On Monday, the trial kicked off with opening statements from both parties. In his opening statement, Adam Mortara, a lawyer for the Students for Fair Admissions — the organization suing the Ivy League university alleging discrimination against Asian-American applicants — provided some facts about the acceptance rate for Asian-Americans at the prestigious school.

“Harvard is engaged in and wishes to continue to engage in intentional discrimination against Asian Americans,” Mortara said in his opening statement. He then revealed a statistic that is at the crux of the entire trial. Although Asian-American applicants outperformed white applicants with regards to grades and SAT scores, Asian applicants were admitted by the Harvard admissions office at half the rate that white applicants were. Mortara argued that white applicants from rural America would likely be admitted over an Asian applicant with higher scores.
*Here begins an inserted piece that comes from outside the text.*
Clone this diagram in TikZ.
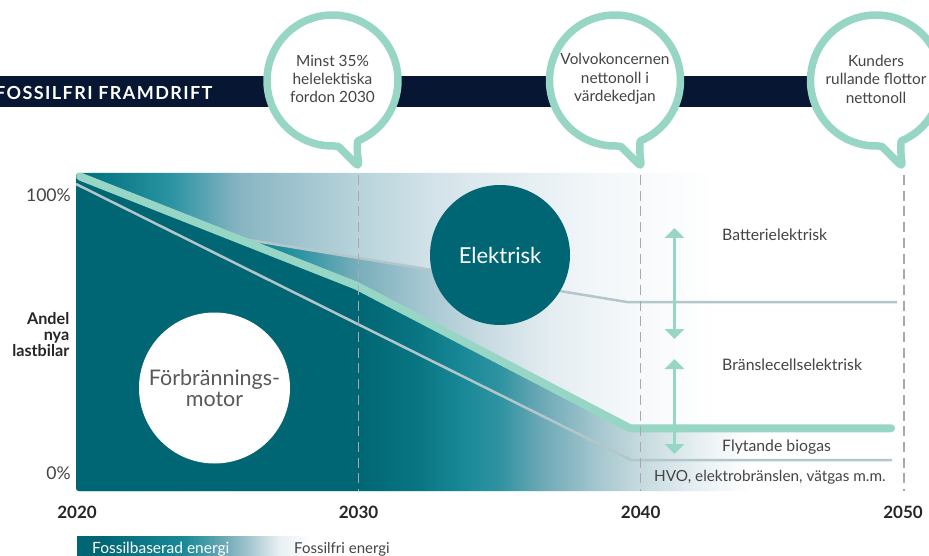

In his opening statement, Bill Lee, who is representing Harvard University, cited several Supreme Court cases that upheld the use of race in the admissions process. Lee emphatically denied that Harvard discriminates against Asian-American applicants. “Harvard does not discriminate and has not discriminated against Asian-Americans,” Lee said. Lee argued that race is just one of many factors that Harvard uses in its decision-making process.
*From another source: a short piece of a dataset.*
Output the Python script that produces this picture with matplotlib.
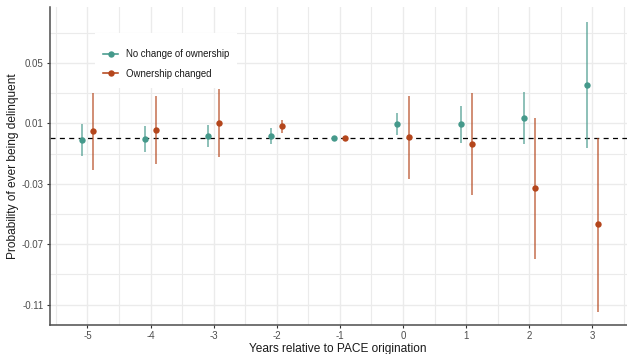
import matplotlib
matplotlib.use("Agg")
import matplotlib.pyplot as plt
from matplotlib.ticker import FixedLocator
from matplotlib.patches import Rectangle
import numpy as np

plt.rcParams['font.family'] = ['Liberation Sans', 'DejaVu Sans']

years = [-5, -4, -3, -2, -1, 0, 1, 2, 3]
series_names = ["No change of ownership", "Ownership changed"]

nochange_est = [-0.0011, -0.0002, 0.0016, 0.0018, 0.0, 0.0097, 0.0093, 0.0133, 0.0353]
nochange_lo = [-0.0114, -0.0088, -0.0057, -0.0035, 0.0, 0.0025, -0.0028, -0.0039, -0.0063]
nochange_hi = [0.0095, 0.0082, 0.0087, 0.0069, 0.0, 0.0166, 0.0214, 0.0305, 0.0770]

changed_est = [0.0049, 0.0058, 0.0100, 0.0080, 0.0, 0.0009, -0.0035, -0.0330, -0.0568]
changed_lo = [-0.0207, -0.0167, -0.0121, 0.0038, 0.0, -0.0267, -0.0372, -0.0796, -0.1146]
changed_hi = [0.0300, 0.0279, 0.0325, 0.0122, 0.0, 0.0280, 0.0298, 0.0133, 0.0001]

y_ticks = [0.05, 0.01, -0.03, -0.07, -0.11]
y_tick_labels = ["0.05", "0.01", "-0.03", "-0.07", "-0.11"]
x_label = "Years relative to PACE origination"
y_label = "Probability of ever being delinquent"

colors = ["#45998b", "#b4461c"]

W, H = 627, 354
fig = plt.figure(figsize=(W / 100, H / 100), dpi=100)
ax = fig.add_axes([49.5 / W, (H - 325.3) / H, (626.5 - 49.5) / W, (325.3 - 7) / H])

x = np.array(years, dtype=float)
dodge = 0.088
for i, (est, lo, hi) in enumerate([(nochange_est, nochange_lo, nochange_hi),
                                   (changed_est, changed_lo, changed_hi)]):
    xs = x + (-dodge if i == 0 else dodge)
    est = np.array(est); lo = np.array(lo); hi = np.array(hi)
    ax.vlines(xs, lo, hi, color=colors[i], lw=1.15, alpha=0.75, zorder=3)
    ax.plot(xs, est, 'o', color=colors[i], ms=4.6, zorder=4, mec='none')
    ax.plot([], [], '-o', color=colors[i], ms=4.6, lw=1.15, mec='none', label=series_names[i])

ax.axhline(0, color='black', lw=0.9, ls=(0, (4, 3.5)), zorder=2.5)

ax.set_xlim(-5.6, 3.54)
ax.set_ylim(-0.1236, 0.0869)

ax.yaxis.set_major_locator(FixedLocator(y_ticks))
ax.set_yticklabels(y_tick_labels)
ax.yaxis.set_minor_locator(FixedLocator([0.07, 0.03, -0.01, -0.05, -0.09]))
ax.xaxis.set_major_locator(FixedLocator(years))
ax.set_xticklabels([str(y) for y in years])
ax.xaxis.set_minor_locator(FixedLocator([v + 0.5 for v in range(-6, 4)]))

ax.grid(True, which='major', color='#ebebeb', lw=1.0, zorder=0)
ax.grid(True, which='minor', color='#ebebeb', lw=0.8, zorder=0)
ax.set_axisbelow(True)

for s in ['top', 'right']:
    ax.spines[s].set_visible(False)
for s in ['left', 'bottom']:
    ax.spines[s].set_color('#4d4d4d')
    ax.spines[s].set_linewidth(1.1)

ax.tick_params(which='major', length=2.2, width=0.8, color='#333333',
               labelsize=7.0, labelcolor='#4d4d4d', pad=2)
ax.tick_params(which='minor', length=0)

ax.set_xlabel(x_label, fontsize=8.6, color='#1a1a1a', labelpad=1.5)
ax.set_ylabel(y_label, fontsize=8.6, color='#1a1a1a', labelpad=2)

# white legend background box
ax.add_patch(Rectangle((95 / W, 1 - 88 / H), (237 - 95) / W, (88 - 33) / H,
                       transform=fig.transFigure, facecolor='white',
                       edgecolor='none', zorder=1))

leg = ax.legend(loc='upper left', bbox_to_anchor=(103 / W, 1 - 49 / H),
                bbox_transform=fig.transFigure, frameon=False, fontsize=6.9,
                handlelength=1.6, handletextpad=0.8, borderpad=0,
                labelspacing=1.0, borderaxespad=0)
for t in leg.get_texts():
    t.set_color('#1a1a1a')

fig.savefig("out.png", dpi=100)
After the opening statements, Dean of Admissions William Fitzsimmons took the stand as the trial’s first witness. He, like Lee, vehemently denied that Harvard discriminated in its admissions process.

The trial is expected to run over the next three weeks. Some legal analysts have predicted that the case, like other cases focusing on affirmative action policies, could be appealed all the way up to the Supreme Court.

In a tweet, the ACLU argued that white students stand the most to gain from a judgment against Harvard. “Make no mistake: A lawsuit against Harvard that’s purported to represent the interests of Asian-Americans would, if successful, primarily benefit white students,” the group said.